Paradigma moratorium menuju recovery dapat dicapai dengan memperpanjang waktu kepada alam untuk pemulihan. Selain itu, juga memberi waktu pemerintah memperbaiki tata kelola, mengembalikan daya dukung dan mereview perizinan.

“Wilayah moratorium seharusya diperluas. Tidak saja dari hutan primer dan gambut dalam juga menjangkau wilayah kritis. Peraturan juga harus diperkuat untuk menjamin kepatuhan pemerintah daerah dan korporasi dengan membentuk sistem dan mekanisme evaluasi dan sanksi terhadap pelanggaran. Penyelesaian konflik juga harus lebih diperhatikan.”

Citra Hartati, peneliti Indonesian Center of Environmental Law (ICEL) juga menyambut baik. Meski ada beberapa hal masih mengganjal.

“Pertanyannya apakah draf masih sama dengan yang sebelumnya? Kalo copy paste sama saja. Jangan sampai ada moratorium dengan kompromi,” katanya.

Menurut dia, moratorium itu sejatinya kebijakan yang memberikan waktu kepada pemerintah untuk membenahi tata kelola kehutanan yang carut marut. Jadi, perlu evaluasi kebijakan moratorium yang berjalan selama ini.

“Ada beberapa upaya pemerintah mewujudkan perbaikan tata kelola kehutanan selama periode moratorium sebelumnya. Seperti review perizinan, percepatan pengukuhan kawasan hutan, juga peningkatan pelibatan masyarakat sipil. Upaya ini belum maksimal karena tidak didukung kebijakan sektoral.”

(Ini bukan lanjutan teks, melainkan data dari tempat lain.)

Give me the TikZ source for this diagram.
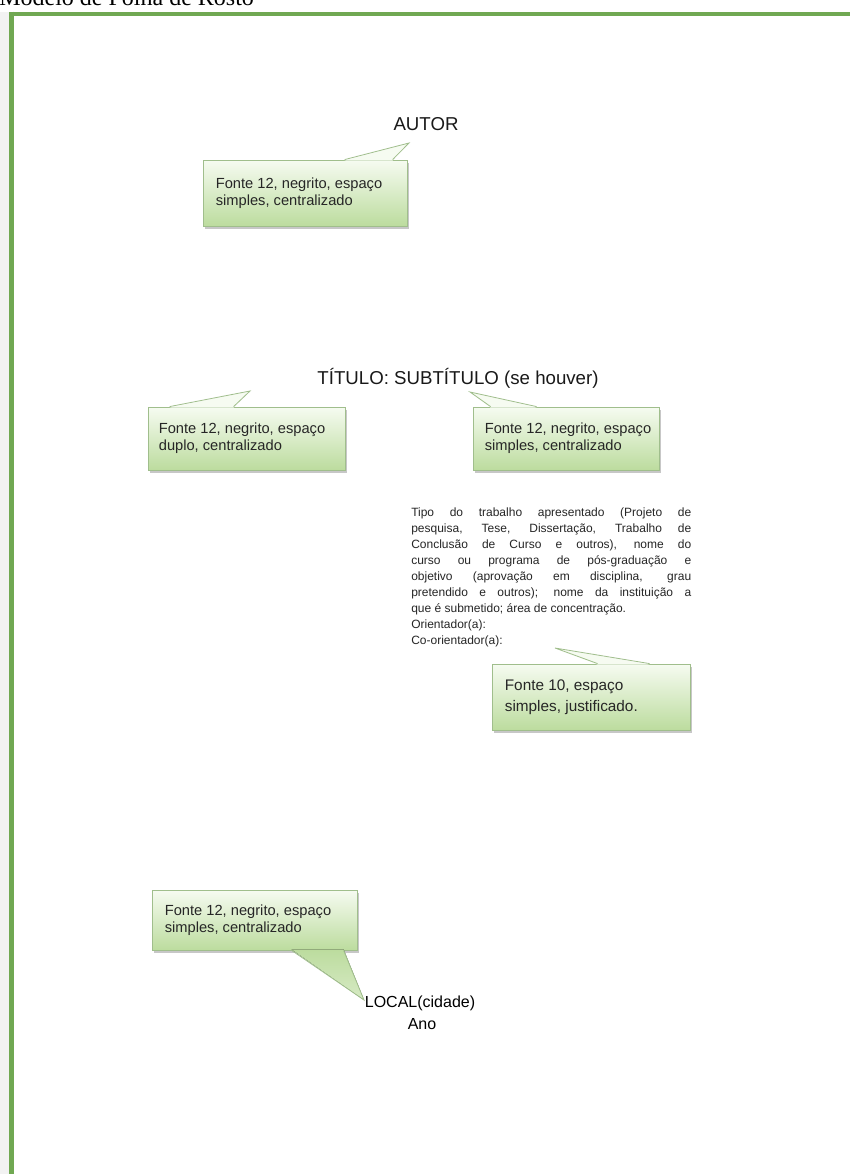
\documentclass[tikz,border=0pt]{standalone}
\usepackage{fontspec}
\setmainfont{Liberation Sans}
\newfontfamily\captionserif{Liberation Serif}
\usetikzlibrary{calc,fit,shadows}
\newdimen\pxu \pxu=0.75pt

\definecolor{framegreen}{RGB}{112,168,82}
\definecolor{boxtop}{RGB}{246,251,241}
\definecolor{boxbottom}{RGB}{188,220,158}
\definecolor{boxedge}{RGB}{160,190,140}

\tikzset{
  callbox/.style={draw=boxedge, line width=0.6pt, top color=boxtop, bottom color=boxbottom,
    inner sep=0pt, drop shadow={shadow xshift=1.5pt, shadow yshift=-2pt, fill=black!40, opacity=0.55}},
  calltext/.style={font=\fontsize{11}{13}\selectfont, align=left, inner sep=0pt, text=black!85},
  tailfill/.style={fill=boxtop},
  tailedge/.style={draw=boxedge, line width=0.6pt},
  heading/.style={font=\fontsize{14}{16}\selectfont, inner sep=0pt, text=black!90},
  para/.style={font=\fontsize{9}{12}\selectfont, text width=210pt, align=justify, inner sep=0pt, text=black!85},
}
% one full-width justified line of the body text
\newcommand{\jline}[1]{\makebox[210pt][s]{#1}}

\begin{document}
\begin{tikzpicture}[x=0.75pt, y=-0.75pt]
\useasboundingbox (0,0) rectangle (850,1174);
\fill[white] (0,0) rectangle (850,1174);
\fill[black!5] (0,12) rectangle (9,1174);

% page caption, partly above the sheet
\node[font=\captionserif\fontsize{18}{20}\selectfont, anchor=base west, inner sep=0pt] (cap) at (-1,6) {Modelo de Folha de Rosto};

% sheet border
\draw[framegreen, line width=4\pxu] (9,13.5) -- (850,13.5);
\draw[framegreen, line width=5\pxu] (11.5,11.5) -- (11.5,1174);

% headings on the sheet
\node[heading] (autor) at (426,124) {AUTOR};
\node[heading] (titulo) at (458,378) {TÍTULO: SUBTÍTULO (se houver)};
\node[font=\fontsize{12}{14}\selectfont, inner sep=0pt] (local) at (420,1003) {LOCAL(cidade)};
\node[font=\fontsize{12}{14}\selectfont, inner sep=0pt] (ano) at (422,1024) {Ano};

% nature of the work
\node[para, anchor=north west] (body) at (411,508) {\spaceskip=0pt\xspaceskip=0pt
\jline{Tipo do trabalho apresentado (Projeto de}\\
\jline{pesquisa, Tese, Dissertação, Trabalho de}\\
\jline{Conclusão de Curso e outros), nome do}\\
\jline{curso ou programa de pós-graduação e}\\
\jline{objetivo (aprovação em disciplina, grau}\\
\jline{pretendido e outros); nome da instituição a}\\
que é submetido; área de concentração.\\
Orientador(a):\\
Co-orientador(a):};

% pointer tips
\coordinate (p1) at (409,143);
\coordinate (p2) at (250,391);
\coordinate (p3) at (470,392);
\coordinate (p4) at (555,648);
\coordinate (p5) at (364,1000);

% callout 1: author
\node[callbox, fit={(203,160) (407,226)}] (c1) {};
\fill[tailfill] ($(c1.north west)+(142,1)$) -- (p1) -- ($(c1.north west)+(190,1)$) -- cycle;
\draw[tailedge] ($(c1.north west)+(142,0)$) -- (p1) -- ($(c1.north west)+(190,0)$);
\node[calltext, anchor=west] (t1) at ($(c1.west)+(13,0)$) {Fonte 12, negrito, espaço\\simples, centralizado};

% callout 2: title
\node[callbox, fit={(148,407) (345,470)}] (c2) {};
\fill[tailfill] ($(c2.north west)+(22,1)$) -- (p2) -- ($(c2.north west)+(86,1)$) -- cycle;
\draw[tailedge] ($(c2.north west)+(22,0)$) -- (p2) -- ($(c2.north west)+(86,0)$);
\node[calltext, anchor=west] (t2) at ($(c2.west)+(11,0)$) {Fonte 12, negrito, espaço\\duplo, centralizado};

% callout 3: subtitle
\node[callbox, fit={(473,407) (659,470)}] (c3) {};
\fill[tailfill] ($(c3.north west)+(18,1)$) -- (p3) -- ($(c3.north west)+(64,1)$) -- cycle;
\draw[tailedge] ($(c3.north west)+(18,0)$) -- (p3) -- ($(c3.north west)+(64,0)$);
\node[calltext, anchor=west] (t3) at ($(c3.west)+(12,0)$) {Fonte 12, negrito, espaço\\simples, centralizado};

% callout 4: body text
\node[callbox, fit={(492,664) (690,730)}] (c4) {};
\fill[tailfill] ($(c4.north west)+(106,1)$) -- (p4) -- ($(c4.north west)+(158,1)$) -- cycle;
\draw[tailedge] ($(c4.north west)+(106,0)$) -- (p4) -- ($(c4.north west)+(158,0)$);
\node[calltext, font=\fontsize{11.5}{15.5}\selectfont, anchor=west] (t4) at ($(c4.west)+(13,0)$) {Fonte 10, espaço\\simples, justificado.};

% callout 5: place and year
\node[callbox, fit={(152,890) (357,950)}] (c5) {};
\fill[top color=boxbottom, bottom color=boxbottom!60!white] ($(c5.south west)+(140,-1)$) -- (p5) -- ($(c5.south west)+(192,-1)$) -- cycle;
\draw[tailedge] ($(c5.south west)+(140,0)$) -- (p5) -- ($(c5.south west)+(192,0)$);
\node[calltext, anchor=west] (t5) at ($(c5.west)+(13,0)$) {Fonte 12, negrito, espaço\\simples, centralizado};
\end{tikzpicture}
\end{document}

Citra mengatakan, dahulu pengawasan dan evaluasi dijalankan UKP4. Namun tanggungjawab pengawasan saat ini dipertanyakan setelah lembaga itu dibubarkan.

“Seharusnya perbaikan tata kelola hutan menjadi tanggungjawab kolektif semua kementerian, bukan hanya satu sektor. Itu perlu dipastikan pada kebijakan moratorium sekarang.”